Real Estate Opportunity: We see an immediate buying opportunity on all districts that meet Federal, State and City funding requirement for these non profits. They must be in certain districts or zip code due to their funding requirements. We would capitalize on those zip codes or districts and focus on properties that are in the major business corridor supported with parking capability and very close proximity to transportation. Our ideal purchase is a building on a commercial corridor supported by sufficient parking capability, a bus stop across the entrance and a train station within one block from the purchased property. These locations are supported by some retail & restaurant needs and it would be considered a premium location for long term tenancy.

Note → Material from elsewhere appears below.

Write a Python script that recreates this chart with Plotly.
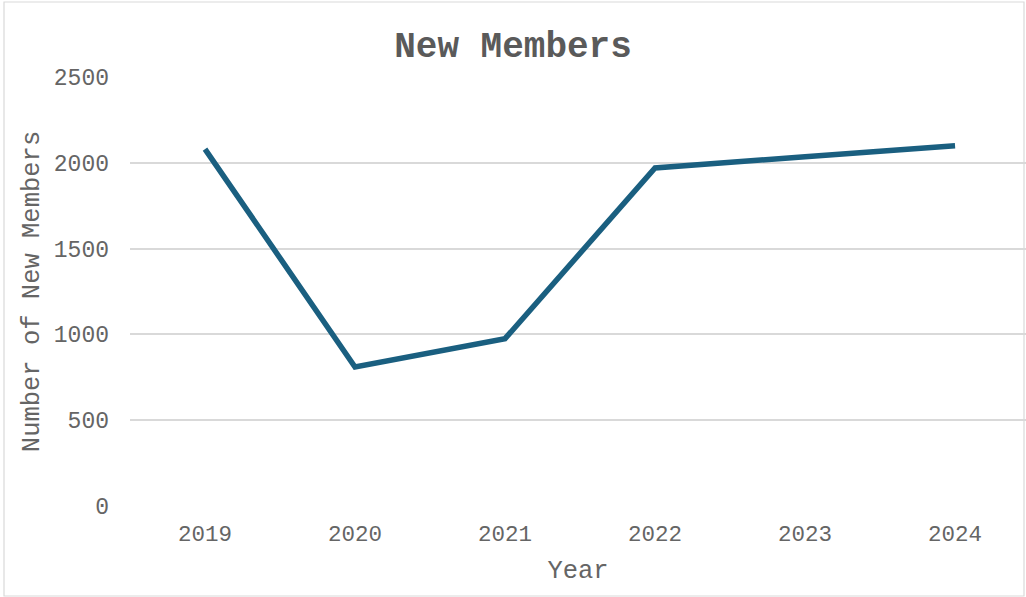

Most nonprofits tenants that we attract have long term history with mature annual budgets. Most move because their leases are soon to expire and they have discovered that they have outgrown their space due to growth or reduction needs and in addition their current space has become obsolete to their current needs. Most obsolete action is due to years of over building in the same space and creating ineffective space, HVAC disruption of air balancing and constant HVAC issues or technology wiring needs that have become too expensive to re create. We often capitalize on this opportunity with much success. We have the expertise and infrastructure to deliver those custom needs.
Acquisition strategy:. We would purchase from a minimum of 5,000 sq. ft to 50,000 sq. ft commercial building on commercial corridors. We would like to acquire these units at around a cost of $10.00 to $75.00 per sq. ft. and when completed with a value of $125.00 to $150.00 a sq. ft value. We would update via renovation to premium standard to support long term leases. Our typical leases would carry a minimum of 5 year lease with options for additional years. We would also prepare the individual leasing space to vanilla renovation for preparation for future tenants. We could possibly do the fit out for the tenants on a long term lease and do rental adjustment for the added fit out. The tenant could choose to do the fit out renovation for the Unit.
Our intentions are to increase the value by as much as 50% or more and continue to operate the properties at a positive cash flow. We will seek to return to the investors a preferred rate with equity.
Principals: The principals for Smith Houston Inc (The Company) Stan Smith as the principal has extensive successful management & construction experience of this specific market. Please see stansmith.me for his resume.
Funding Requirements: The Company seeks to raise between $250,000 dollars up to $5,000,000 dollars for down payment purpose for these investments.
Investment Strategy: We are looking for 25-30 % percent equity investment per deal. We are targeting a return of 15-20 % percent cash on cash return per property and seeking as much of a 12+ percent IRR on the investment. We also hope to take advantage of greater economies of scale to negotiate service and financial rates.
Benefit of Investment: As typical of traditional real estate investment we expect to benefit from depreciation which creates reduces tax on income or tax deductibility but with distribution being made with a minimum tax consequence. The investments will create gradual decline in the mortgage balance, and a gradual increase in the property’s equity, over time thus creating cash out for profit at the time of the sale or refinancing.
We will seek the following structure to the investors.
- Initial capital to be return through a refinance or sale of the property.
- Offer preferred rate with equity
- Or strait out equity with the option to be an active investor rather than passive.
Banking Financing: The financing market for loans will be in the conventional financing market for terms of 5 yr – 7 yr with 5 year options. In some situation we might be in non recourse term sheet of maximum 10 year terms with 30 year amortization.
Operational Strategy: Investors will be kept up to date on the investment through audited financials, 24/7 management monthly reporting & quarterly financials. We have in house bookkeeper, administrator, data entry, IT and CPA accountant for us to be able to submit accurate quarterly or monthly reporting. We send our year end reporting to an outside CPA firm for annual tax return.
Exit Strategy: At the term of the loan we expect to either: sell the property for cash out or refinance to pull cash to re purchase newer acquisition or reduce investor principal.